:: WHAT TO DO ::
Extract only the first line of the listing and every line after it up to and including the one with "plt.rcParams['font.family'] = ['Lato', 'DejaVu". Omit the pictures.

:: SOURCE MATERIAL ::
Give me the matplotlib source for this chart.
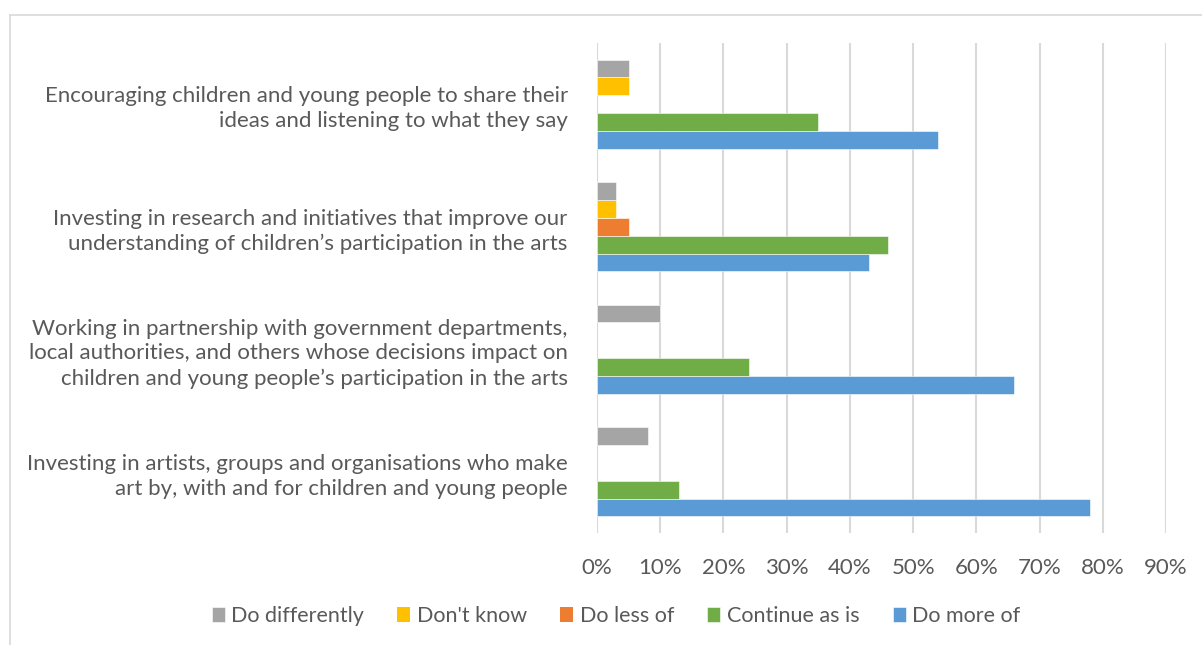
import numpy as np
import matplotlib.pyplot as plt
from matplotlib.lines import Line2D

plt.rcParams['font.family'] = ['Lato', 'DejaVu Sans']

categories = [
    'Investing in artists, groups and organisations who make\nart by, with and for children and young people',
    'Working in partnership with government departments,\nlocal authorities, and others whose decisions impact on\nchildren and young people\u2019s participation in the arts',
    'Investing in research and initiatives that improve our\nunderstanding of children\u2019s participation in the arts',
    'Encouraging children and young people to share their\nideas and listening to what they say',
]

# shares in %, same order as categories (bottom to top)
do_more_of = [78, 66, 43, 54]
continue_as_is = [13, 24, 46, 35]
do_less_of = [0, 0, 5, 0]
dont_know = [0, 0, 3, 5]
do_differently = [8, 10, 3, 5]

series = [
    ('Do more of', do_more_of, '#5B9BD5'),
    ('Continue as is', continue_as_is, '#70AD47'),
    ('Do less of', do_less_of, '#ED7D31'),
    ("Don't know", dont_know, '#FFC000'),
    ('Do differently', do_differently, '#A5A5A5'),
]

text_col = '#595959'
grid_col = '#D9D9D9'

fig = plt.figure(figsize=(12.02, 6.45), dpi=100)
ax = fig.add_axes([597/1202, 1 - 533/645, 569/1202, 490/645])

y = np.arange(len(categories))
h = 0.146
handles = {}
for k, (name, vals, col) in enumerate(series):
    vals = np.array(vals) / 100
    bars = ax.barh(y + (k - 2) * h, vals, height=h, color=col,
                   edgecolor='white', linewidth=0.4)
    for b, v in zip(bars, vals):
        if v == 0:
            b.set_linewidth(0)
    handles[name] = bars

ticks = np.arange(0, 0.91, 0.1)
ax.set_xlim(0, 0.9)
ax.set_ylim(-0.5, len(categories) - 0.5)
ax.set_xticks(ticks)
ax.set_xticklabels([f'{int(round(t*100))}%' for t in ticks])
ax.set_yticks(y)
ax.set_yticklabels(categories, linespacing=1.3)
ax.tick_params(axis='both', length=0, colors=text_col, labelsize=16)
ax.tick_params(axis='y', pad=21)
ax.tick_params(axis='x', pad=18)
for lab in ax.get_yticklabels():
    lab.set_horizontalalignment('right')

ax.grid(axis='x', color=grid_col, linewidth=1.5)
ax.set_axisbelow(True)
for s in ax.spines.values():
    s.set_visible(False)

order = ['Do differently', "Don't know", 'Do less of', 'Continue as is', 'Do more of']
leg = fig.legend([handles[n] for n in order], order, loc='center',
                 bbox_to_anchor=(616/1202, 1 - 616/645), ncol=5, frameon=False,
                 fontsize=15.5, handlelength=0.6, handleheight=0.7,
                 handletextpad=0.3, columnspacing=1.55)
for t in leg.get_texts():
    t.set_color(text_col)

# chart area frame
fig.add_artist(Line2D([10/1202, 10/1202], [0, 1 - 15/645], color=grid_col,
                      linewidth=1.2, transform=fig.transFigure))
fig.add_artist(Line2D([10/1202, 1], [1 - 15/645, 1 - 15/645], color=grid_col,
                      linewidth=1.2, transform=fig.transFigure))

fig.savefig('out.png', dpi=100)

:: EXERCISE OUTPUT ::
Give me the matplotlib source for this chart.
import numpy as np
import matplotlib.pyplot as plt
from matplotlib.lines import Line2D

plt.rcParams['font.family'] = ['Lato', 'DejaVu Sans']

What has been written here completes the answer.